Tuesday, May 26, 2009

Asking Good Questions: A Real Power Tool


When you listen attentively, you make an incredible discovery. Sometimes, the person is not delivering the information you need. The chief tool of the good listener is a good question. Questions are marvelous tools for stimulating, drawing out, and guiding communication.
Asking a good question is a learned skill requiring years of training. The foundation of good question-asking is knowing what information you want to obtain. Here are seven handy guidelines for asking better questions — questions that are likely to get to the meat of things:
  • Plan your questions in advance. Prepare what you’re going to ask about but don’t memorize the exact wording, or you’ll sound artificial. A script is too restrictive to flow naturally into the conversation. However, it pays to outline your purpose and a sequence of related questions. If you plan ahead, you can follow the speaker’s train of thought and harvest much more information. Pretty soon, the speaker is comfortably divulging information. The question-and-answer format can act as an aid to good communication rather than a block.

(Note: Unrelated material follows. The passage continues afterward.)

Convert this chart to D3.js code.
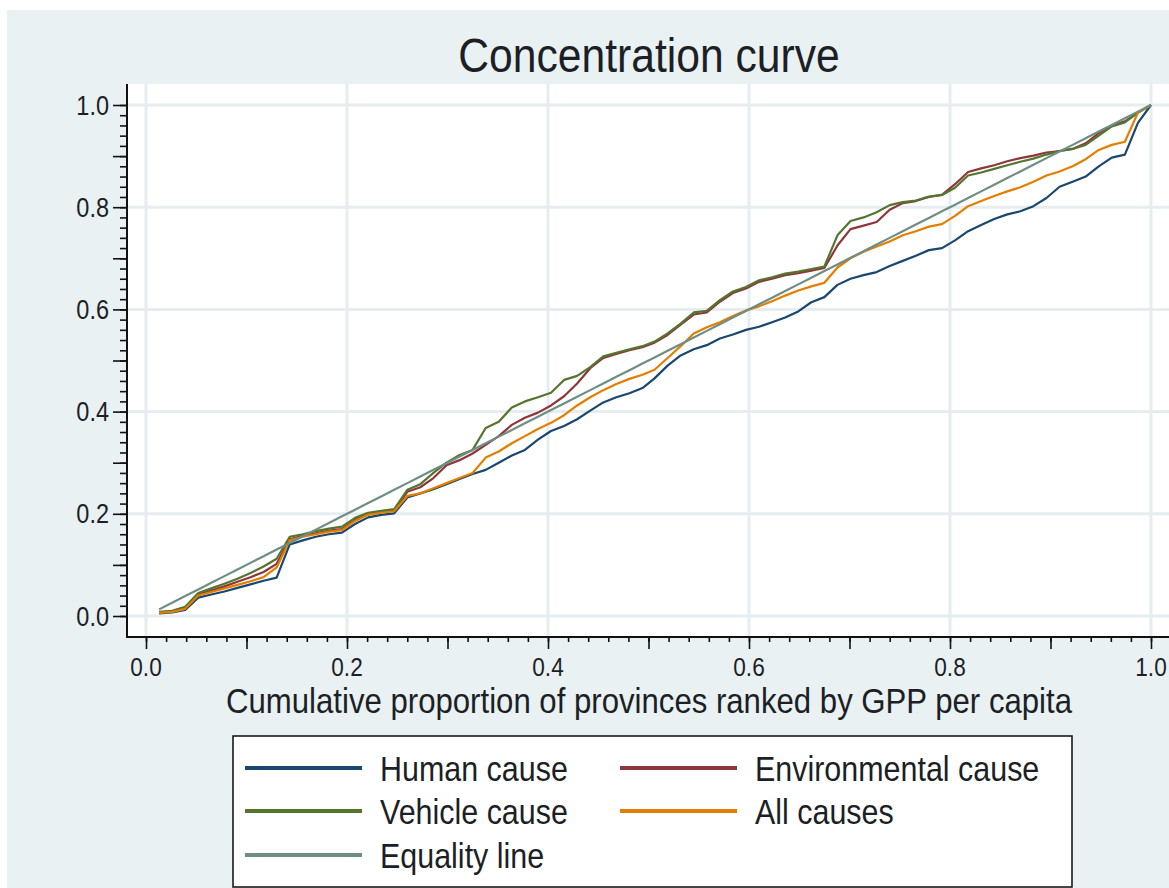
<!DOCTYPE html>
<meta charset="utf-8">
<title>Concentration curve</title>
<style>
  body { margin: 0; background: #fff; }
  text { font-family: "Liberation Sans", Arial, sans-serif; fill: #1c1f26; }
</style>
<svg width="1169" height="888"></svg>
<script src="https://d3js.org/d3.v7.min.js"></script>
<script>

// cumulative proportion of the 77 provinces, ranked by GPP per capita
var cumProp = [0.013,0.026,0.039,0.052,0.065,0.078,0.091,0.104,0.117,0.130,
  0.143,0.156,0.169,0.182,0.195,0.208,0.221,0.234,0.247,0.260,
  0.273,0.286,0.299,0.312,0.325,0.338,0.351,0.364,0.377,0.390,
  0.403,0.416,0.429,0.442,0.455,0.468,0.481,0.494,0.506,0.519,
  0.532,0.545,0.558,0.571,0.584,0.597,0.610,0.623,0.636,0.649,
  0.662,0.675,0.688,0.701,0.714,0.727,0.740,0.753,0.766,0.779,
  0.792,0.805,0.818,0.831,0.844,0.857,0.870,0.883,0.896,0.909,
  0.922,0.935,0.948,0.961,0.974,0.987,1.000];

var humanCause = [0.005,0.007,0.012,0.036,0.042,0.048,0.055,0.062,0.069,0.075,
  0.140,0.148,0.155,0.160,0.163,0.180,0.193,0.198,0.201,0.232,
  0.240,0.248,0.258,0.268,0.278,0.286,0.300,0.314,0.325,0.345,
  0.362,0.372,0.385,0.402,0.418,0.428,0.436,0.446,0.465,0.490,
  0.510,0.522,0.530,0.543,0.551,0.560,0.566,0.575,0.584,0.596,
  0.614,0.624,0.648,0.660,0.667,0.673,0.685,0.695,0.705,0.716,
  0.720,0.735,0.753,0.765,0.777,0.786,0.792,0.802,0.818,0.840,
  0.850,0.860,0.880,0.897,0.903,0.965,1.000];

var envCause = [0.007,0.009,0.016,0.042,0.050,0.058,0.067,0.076,0.086,0.102,
  0.150,0.157,0.162,0.167,0.170,0.188,0.200,0.204,0.207,0.243,
  0.252,0.270,0.295,0.305,0.318,0.335,0.352,0.374,0.388,0.398,
  0.412,0.430,0.455,0.485,0.505,0.513,0.520,0.526,0.535,0.550,
  0.570,0.590,0.594,0.615,0.632,0.641,0.654,0.660,0.667,0.671,
  0.676,0.681,0.725,0.757,0.764,0.771,0.795,0.808,0.812,0.820,
  0.824,0.845,0.869,0.876,0.882,0.890,0.896,0.901,0.907,0.910,
  0.914,0.925,0.945,0.960,0.968,0.985,1.000];

var vehicleCause = [0.008,0.010,0.018,0.045,0.054,0.063,0.073,0.084,0.097,0.112,
  0.155,0.160,0.166,0.171,0.175,0.192,0.202,0.206,0.209,0.247,
  0.258,0.280,0.300,0.315,0.325,0.368,0.380,0.408,0.420,0.428,
  0.437,0.462,0.470,0.487,0.508,0.515,0.522,0.528,0.537,0.553,
  0.572,0.594,0.597,0.618,0.635,0.644,0.657,0.663,0.670,0.674,
  0.679,0.684,0.745,0.773,0.780,0.790,0.804,0.810,0.813,0.821,
  0.824,0.838,0.862,0.868,0.875,0.882,0.889,0.895,0.903,0.910,
  0.914,0.922,0.940,0.958,0.966,0.985,1.000];

var allCauses = [0.006,0.008,0.014,0.040,0.047,0.054,0.061,0.068,0.076,0.095,
  0.148,0.155,0.160,0.165,0.168,0.186,0.198,0.202,0.205,0.235,
  0.240,0.250,0.260,0.270,0.280,0.310,0.322,0.338,0.352,0.366,
  0.378,0.393,0.412,0.428,0.442,0.454,0.464,0.472,0.482,0.505,
  0.528,0.553,0.565,0.575,0.587,0.598,0.606,0.616,0.627,0.637,
  0.645,0.652,0.682,0.700,0.713,0.723,0.733,0.745,0.753,0.762,
  0.767,0.783,0.802,0.812,0.822,0.831,0.839,0.850,0.862,0.870,
  0.880,0.894,0.912,0.922,0.928,0.985,1.000];

var majorTicks = [0, 0.2, 0.4, 0.6, 0.8, 1.0];
var tickLabels = ["0.0", "0.2", "0.4", "0.6", "0.8", "1.0"];
var midTicks = [0.1, 0.3, 0.5, 0.7, 0.9];

var names = ["Human cause", "Environmental cause", "Vehicle cause", "All causes", "Equality line"];
var colors = ["#1a476f", "#90353b", "#55752f", "#e37e00", "#6e8e84"];
var series = [humanCause, envCause, vehicleCause, allCauses, cumProp];

var svg = d3.select("svg"),
    width = 1169,
    height = 888;

// plot region (Stata style, axes sit a bit outside 0..1)
var plotLeft = 127, plotTop = 84, plotBottom = 637;

var x = d3.scaleLinear().domain([0, 1]).range([146, 1151]);
var y = d3.scaleLinear().domain([0, 1]).range([616, 105]);

function label(g, px, py, str, size, anchor, sx) {
  g.append("text")
    .attr("transform", "translate(" + px + "," + py + ") scale(" + (sx || 0.87) + ",1)")
    .attr("text-anchor", anchor)
    .style("font-size", size + "px")
    .text(str);
}

// backgrounds
svg.append("rect").attr("width", width).attr("height", height).attr("fill", "#fff");
svg.append("rect").attr("x", 7).attr("y", 10)
  .attr("width", width - 7).attr("height", height - 10).attr("fill", "#eaf1f3");
svg.append("rect").attr("x", plotLeft).attr("y", plotTop)
  .attr("width", width - plotLeft).attr("height", plotBottom - plotTop).attr("fill", "#fff");

// grid
var grid = svg.append("g").attr("stroke", "#e6edf0").attr("stroke-width", 3);
grid.selectAll(".gx").data(majorTicks).enter().append("line")
  .attr("x1", function(d) { return x(d); }).attr("x2", function(d) { return x(d); })
  .attr("y1", plotTop).attr("y2", plotBottom);
grid.selectAll(".gy").data(majorTicks).enter().append("line")
  .attr("y1", function(d) { return y(d); }).attr("y2", function(d) { return y(d); })
  .attr("x1", plotLeft).attr("x2", width);

// curves
svg.append("clipPath").attr("id", "clip")
  .append("rect").attr("x", plotLeft).attr("y", plotTop)
  .attr("width", width - plotLeft).attr("height", plotBottom - plotTop);

var line = d3.line()
  .x(function(d, i) { return x(cumProp[i]); })
  .y(function(d) { return y(d); });

svg.append("g").attr("clip-path", "url(#clip)")
  .selectAll("path")
  .data(series)
  .enter().append("path")
    .attr("d", line)
    .attr("fill", "none")
    .attr("stroke", function(d, i) { return colors[i]; })
    .attr("stroke-width", 2.2)
    .attr("stroke-linejoin", "round");

// minor ticks every 0.02
var minorTicks = d3.range(0, 51).map(function(k) { return k / 50; });

var yAx = svg.append("g").attr("transform", "translate(" + plotLeft + ",0)");
yAx.append("g").call(d3.axisLeft(y).tickValues(minorTicks).tickSize(7).tickFormat(""));
yAx.append("g").call(d3.axisLeft(y).tickValues(majorTicks.concat(midTicks)).tickSize(14).tickFormat(""));
yAx.selectAll(".domain").remove();
yAx.selectAll("text").remove();
yAx.selectAll("line").attr("stroke", "#111").attr("stroke-width", 1.6);
yAx.append("line").attr("y1", plotTop).attr("y2", plotBottom + 1)
  .attr("stroke", "#111").attr("stroke-width", 2);

var xAx = svg.append("g").attr("transform", "translate(0," + plotBottom + ")");
xAx.append("g").call(d3.axisBottom(x).tickValues(minorTicks).tickSize(5).tickFormat(""));
xAx.append("g").call(d3.axisBottom(x).tickValues(majorTicks.concat(midTicks)).tickSize(12).tickFormat(""));
xAx.selectAll(".domain").remove();
xAx.selectAll("text").remove();
xAx.selectAll("line").attr("stroke", "#111").attr("stroke-width", 1.6);
xAx.append("line").attr("x1", plotLeft - 1).attr("x2", width)
  .attr("stroke", "#111").attr("stroke-width", 2);

// tick labels
var txt = svg.append("g");
majorTicks.forEach(function(v, i) {
  label(txt, 109, y(v) + 9.5, tickLabels[i], 27, "end");
  label(txt, x(v), 676, tickLabels[i], 26, "middle");
});

// titles
label(txt, 649, 72, "Concentration curve", 49, "middle");
label(txt, 649, 713, "Cumulative proportion of provinces ranked by GPP per capita", 35, "middle", 0.89);

// legend
var lg = svg.append("g");
lg.append("rect").attr("x", 233).attr("y", 736).attr("width", 839).attr("height", 151)
  .attr("fill", "#fff").attr("stroke", "#1a1a1a").attr("stroke-width", 1.6);

var legCols = [245, 620], legRows = [768, 811, 855];
names.forEach(function(nm, i) {
  var cx = legCols[i % 2], cy = legRows[Math.floor(i / 2)];
  lg.append("line").attr("x1", cx).attr("x2", cx + 117)
    .attr("y1", cy).attr("y2", cy)
    .attr("stroke", colors[i]).attr("stroke-width", 4);
  label(lg, cx + 135, cy + 12.5, nm, 35, "start");
});

</script>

  • Ask with a purpose. Every question you ask should have one of two basic purposes: to get facts or to get opinions (see Table 8-1 for examples of each). Know which is your goal and go for it, but don’t confuse the two concepts.

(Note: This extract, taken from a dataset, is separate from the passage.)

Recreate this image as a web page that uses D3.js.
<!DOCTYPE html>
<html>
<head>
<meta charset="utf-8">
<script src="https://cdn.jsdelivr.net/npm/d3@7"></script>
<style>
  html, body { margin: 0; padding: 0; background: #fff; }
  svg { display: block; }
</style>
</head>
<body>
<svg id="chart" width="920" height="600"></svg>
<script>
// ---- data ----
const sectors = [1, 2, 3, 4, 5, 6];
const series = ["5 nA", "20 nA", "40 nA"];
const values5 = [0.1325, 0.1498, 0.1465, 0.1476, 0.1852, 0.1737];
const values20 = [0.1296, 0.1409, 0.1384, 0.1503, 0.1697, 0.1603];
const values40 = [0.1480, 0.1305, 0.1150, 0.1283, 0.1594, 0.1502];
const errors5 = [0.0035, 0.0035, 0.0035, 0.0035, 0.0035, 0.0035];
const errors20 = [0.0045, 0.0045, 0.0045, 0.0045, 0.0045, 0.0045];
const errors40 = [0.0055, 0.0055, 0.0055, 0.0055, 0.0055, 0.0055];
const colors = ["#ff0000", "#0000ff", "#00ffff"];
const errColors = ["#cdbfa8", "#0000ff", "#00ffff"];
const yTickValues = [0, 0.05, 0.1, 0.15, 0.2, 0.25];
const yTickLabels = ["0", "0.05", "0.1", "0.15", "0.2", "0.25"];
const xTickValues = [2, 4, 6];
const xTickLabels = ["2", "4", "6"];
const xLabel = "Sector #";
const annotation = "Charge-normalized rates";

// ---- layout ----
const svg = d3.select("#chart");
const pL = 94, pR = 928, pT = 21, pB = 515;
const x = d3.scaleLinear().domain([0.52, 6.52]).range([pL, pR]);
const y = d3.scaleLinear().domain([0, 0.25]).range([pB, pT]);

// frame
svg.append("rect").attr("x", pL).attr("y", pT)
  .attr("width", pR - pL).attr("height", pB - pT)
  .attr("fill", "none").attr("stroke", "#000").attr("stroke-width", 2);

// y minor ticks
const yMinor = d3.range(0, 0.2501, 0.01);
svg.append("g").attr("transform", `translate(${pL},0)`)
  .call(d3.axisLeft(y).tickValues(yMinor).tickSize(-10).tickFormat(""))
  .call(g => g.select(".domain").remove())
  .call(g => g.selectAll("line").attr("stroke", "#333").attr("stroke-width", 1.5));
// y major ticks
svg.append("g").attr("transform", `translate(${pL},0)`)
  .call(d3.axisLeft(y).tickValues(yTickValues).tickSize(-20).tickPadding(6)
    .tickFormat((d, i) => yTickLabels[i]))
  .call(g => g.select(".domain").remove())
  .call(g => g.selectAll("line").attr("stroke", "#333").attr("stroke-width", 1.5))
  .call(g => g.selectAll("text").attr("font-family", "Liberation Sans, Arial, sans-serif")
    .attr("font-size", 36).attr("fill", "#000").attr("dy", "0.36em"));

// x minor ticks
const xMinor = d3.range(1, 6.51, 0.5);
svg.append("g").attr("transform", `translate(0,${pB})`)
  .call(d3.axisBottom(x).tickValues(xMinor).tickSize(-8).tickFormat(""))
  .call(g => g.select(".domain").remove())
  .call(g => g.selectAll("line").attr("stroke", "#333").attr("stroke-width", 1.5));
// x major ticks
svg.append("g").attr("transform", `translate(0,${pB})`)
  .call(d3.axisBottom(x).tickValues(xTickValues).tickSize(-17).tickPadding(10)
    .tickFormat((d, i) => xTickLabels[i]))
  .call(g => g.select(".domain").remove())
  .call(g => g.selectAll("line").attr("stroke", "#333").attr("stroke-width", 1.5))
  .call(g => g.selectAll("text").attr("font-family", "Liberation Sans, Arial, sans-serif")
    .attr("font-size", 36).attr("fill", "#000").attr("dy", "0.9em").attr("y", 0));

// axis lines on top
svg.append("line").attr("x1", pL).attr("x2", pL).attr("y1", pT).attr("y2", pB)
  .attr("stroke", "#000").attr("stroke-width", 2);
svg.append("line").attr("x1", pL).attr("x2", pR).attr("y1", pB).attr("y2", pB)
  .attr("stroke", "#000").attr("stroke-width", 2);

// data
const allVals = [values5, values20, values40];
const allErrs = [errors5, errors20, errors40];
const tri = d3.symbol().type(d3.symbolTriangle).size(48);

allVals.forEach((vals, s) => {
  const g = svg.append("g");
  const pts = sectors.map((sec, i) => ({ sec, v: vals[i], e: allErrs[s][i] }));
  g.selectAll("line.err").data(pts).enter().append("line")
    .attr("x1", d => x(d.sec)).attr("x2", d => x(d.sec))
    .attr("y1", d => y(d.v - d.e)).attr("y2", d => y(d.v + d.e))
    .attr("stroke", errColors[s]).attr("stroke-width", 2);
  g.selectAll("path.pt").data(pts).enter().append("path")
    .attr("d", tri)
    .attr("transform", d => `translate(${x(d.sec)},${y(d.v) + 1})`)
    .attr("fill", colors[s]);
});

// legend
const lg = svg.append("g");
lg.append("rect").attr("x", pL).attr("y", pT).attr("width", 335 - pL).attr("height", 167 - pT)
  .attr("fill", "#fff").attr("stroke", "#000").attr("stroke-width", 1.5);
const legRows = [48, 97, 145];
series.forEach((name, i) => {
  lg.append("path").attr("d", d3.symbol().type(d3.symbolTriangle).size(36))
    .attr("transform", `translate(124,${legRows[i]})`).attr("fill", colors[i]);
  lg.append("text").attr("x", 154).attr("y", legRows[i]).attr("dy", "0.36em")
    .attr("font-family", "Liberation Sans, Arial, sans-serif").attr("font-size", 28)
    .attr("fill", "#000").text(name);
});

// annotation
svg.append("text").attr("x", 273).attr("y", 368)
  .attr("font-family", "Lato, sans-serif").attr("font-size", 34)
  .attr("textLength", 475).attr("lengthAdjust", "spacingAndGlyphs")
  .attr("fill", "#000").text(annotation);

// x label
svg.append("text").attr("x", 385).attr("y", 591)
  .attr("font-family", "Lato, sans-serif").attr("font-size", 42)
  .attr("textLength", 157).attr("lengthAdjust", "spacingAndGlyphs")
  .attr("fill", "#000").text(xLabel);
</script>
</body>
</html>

  • Tailor your question to your listener. Relate questions to the listener’s frame of reference and background. If the listener is a farmer, use farming examples. If the listener is your teenager, make references to school life, dating, or other areas that will hit home. Be sure to use words and phrases the listener understands. Don’t try to dazzle your 5-year-old with your vast vocabulary or slip computer jargon in on your technologically handicapped, unenlightened boss.
  • Follow general questions with more specific ones. These specific inquiries, called follow-up questions, generally get you past the fluff and into more of the meat-and-potatoes information. This progression is also the way that most people think, so you are leading them down a natural path. Never doubt how effective the follow-up question can be. It’s so powerful that most presidents of the United States do not allow reporters to ask them. Pay attention during the next White House news conference. Usually, one reporter asks one question, and then the president calls on the next reporter to avoid a follow-up question from the first reporter. The follow-up question is the one that ferrets out the facts.

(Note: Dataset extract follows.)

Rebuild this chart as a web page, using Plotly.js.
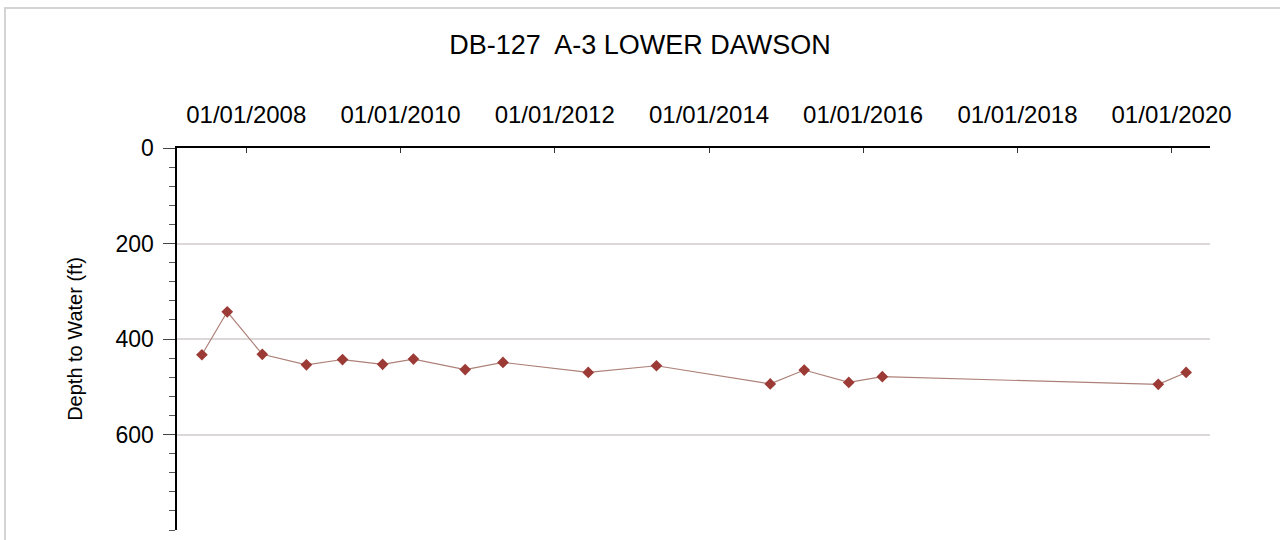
<!DOCTYPE html>
<html>
<head>
<meta charset="utf-8">
<script src="https://cdn.plot.ly/plotly-3.0.1.min.js"></script>
<style>
  html, body { margin: 0; padding: 0; background: #fff; }
  #chart { width: 1280px; height: 540px; }
</style>
</head>
<body>
<div id="chart"></div>
<script>
const dates = [
  "2007-06-05", "2007-10-03", "2008-03-17", "2008-10-12", "2009-04-01",
  "2009-10-08", "2010-03-03", "2010-11-03", "2011-05-01", "2012-06-08",
  "2013-04-27", "2014-10-18", "2015-03-28", "2015-10-25", "2016-04-01",
  "2019-10-30", "2020-03-10"
];
// Depth to water (ft)
const depthFt = [
  433, 343, 432, 454, 443,
  453, 442, 464, 449, 470,
  456, 494, 465, 491, 479,
  495, 470
];
const titleText = "DB-127  A-3 LOWER DAWSON";
const yTitleText = "Depth to Water (ft)";
const yTickVals = [0, 200, 400, 600];

const font = "Arial, 'Liberation Sans', sans-serif";

const trace = {
  x: dates,
  y: depthFt,
  type: "scatter",
  mode: "lines+markers",
  line: { color: "#ad8078", width: 1.2 },
  marker: { symbol: "diamond", size: 9, color: "#9c3b36", line: { width: 0 } },
  hoverinfo: "x+y"
};

const layout = {
  width: 1280,
  height: 540,
  margin: { l: 177, r: 70, t: 148, b: 10, pad: 0 },
  paper_bgcolor: "#ffffff",
  plot_bgcolor: "#ffffff",
  showlegend: false,
  font: { family: font, color: "#000" },
  title: {
    text: titleText,
    font: { family: font, size: 27, color: "#000" },
    x: 0.5, xref: "container", xanchor: "center",
    y: 1 - 45 / 540, yref: "container", yanchor: "middle"
  },
  xaxis: {
    type: "date",
    side: "top",
    range: ["2007-02-07", "2020-07-01"],
    tick0: "2008-01-01",
    dtick: "M24",
    tickformat: "%m/%d/%Y",
    ticks: "inside",
    ticklen: 5,
    tickwidth: 1,
    tickcolor: "#333",
    ticklabelstandoff: 13,
    tickfont: { family: font, size: 24, color: "#000" },
    showline: true,
    linecolor: "#000",
    linewidth: 2.5,
    showgrid: false,
    zeroline: false,
    mirror: false,
    fixedrange: true
  },
  yaxis: {
    range: [800, 0],
    tickvals: yTickVals,
    ticks: "outside",
    ticklen: 12,
    tickwidth: 1,
    tickcolor: "#444",
    ticklabelstandoff: 4,
    tickfont: { family: font, size: 23, color: "#000" },
    minor: { dtick: 40, tick0: 0, ticks: "outside", ticklen: 6, tickwidth: 1, tickcolor: "#555", showgrid: false },
    showline: true,
    linecolor: "#000",
    linewidth: 2.5,
    showgrid: true,
    gridcolor: "#dcd8d8",
    gridwidth: 2,
    zeroline: false,
    mirror: false,
    fixedrange: true,
    title: {
      text: yTitleText,
      font: { family: font, size: 20, color: "#000" },
      standoff: 28
    }
  },
  shapes: [
    {
      type: "path",
      xref: "paper", yref: "paper",
      path: "M -0.1665,-0.05 L -0.1665,1.3665 L 1.07,1.3665",
      line: { color: "#d4d4d4", width: 2 },
      layer: "below"
    }
  ]
};

Plotly.newPlot("chart", [trace], layout, { displayModeBar: false, staticPlot: true });
</script>
</body>
</html>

  • Keep questions short and clear — cover only one subject. Again, this tip helps you shape your questioning technique to the way the mind really works. People have to process your question. This is no time to show off. Ask simple questions. Questions are just a way to lead people into telling you what you want to know. If you really want to know two different things, ask two different questions. You’re the one who wants the information; you’re the one who should do the work. Crafting short questions takes more energy, but the effort is worth it. Pretty soon, the other party is talking to you about the subject, and you can drop the questioning all together.
  • Make transitions between their answers and your questions. Listen to the answer to your first question. Use something in the answer to frame your next question. Even if this takes you off the path for a while, it leads to rich rewards because of the comfort level it provides to the person you are questioning. This approach also sounds more conversational and therefore less threatening. This is one reason why I urge you to plan your questions, not to memorize them.
  • Don’t interrupt; let the other person answer the question! You’re askinthe questions to get answers, so it almost goes without saying that you need to stop talking and listen.
The film The Silence of the Lambs is an excellent example of each of the above elements of the question-and-answer dynamic. In one of the film’s pivotal scenes, FBI agent Clarice Starling questions the sinister Dr. Hannibal Lecter in his dungeon-like holding cell. She wants clues about a serial killer on the loose. Lecter offers to provide her with clues if she provides him with stories of her past. Watch how Starling quietly listens to Lecter’s questions and how she asks for the clues to help her find the killer. Both parties ask direct and tailored questions planned in advance. Watch the question-and-answer scenes in the film for a lesson not only in how to ask questions, but also in how to wait patiently for the answer.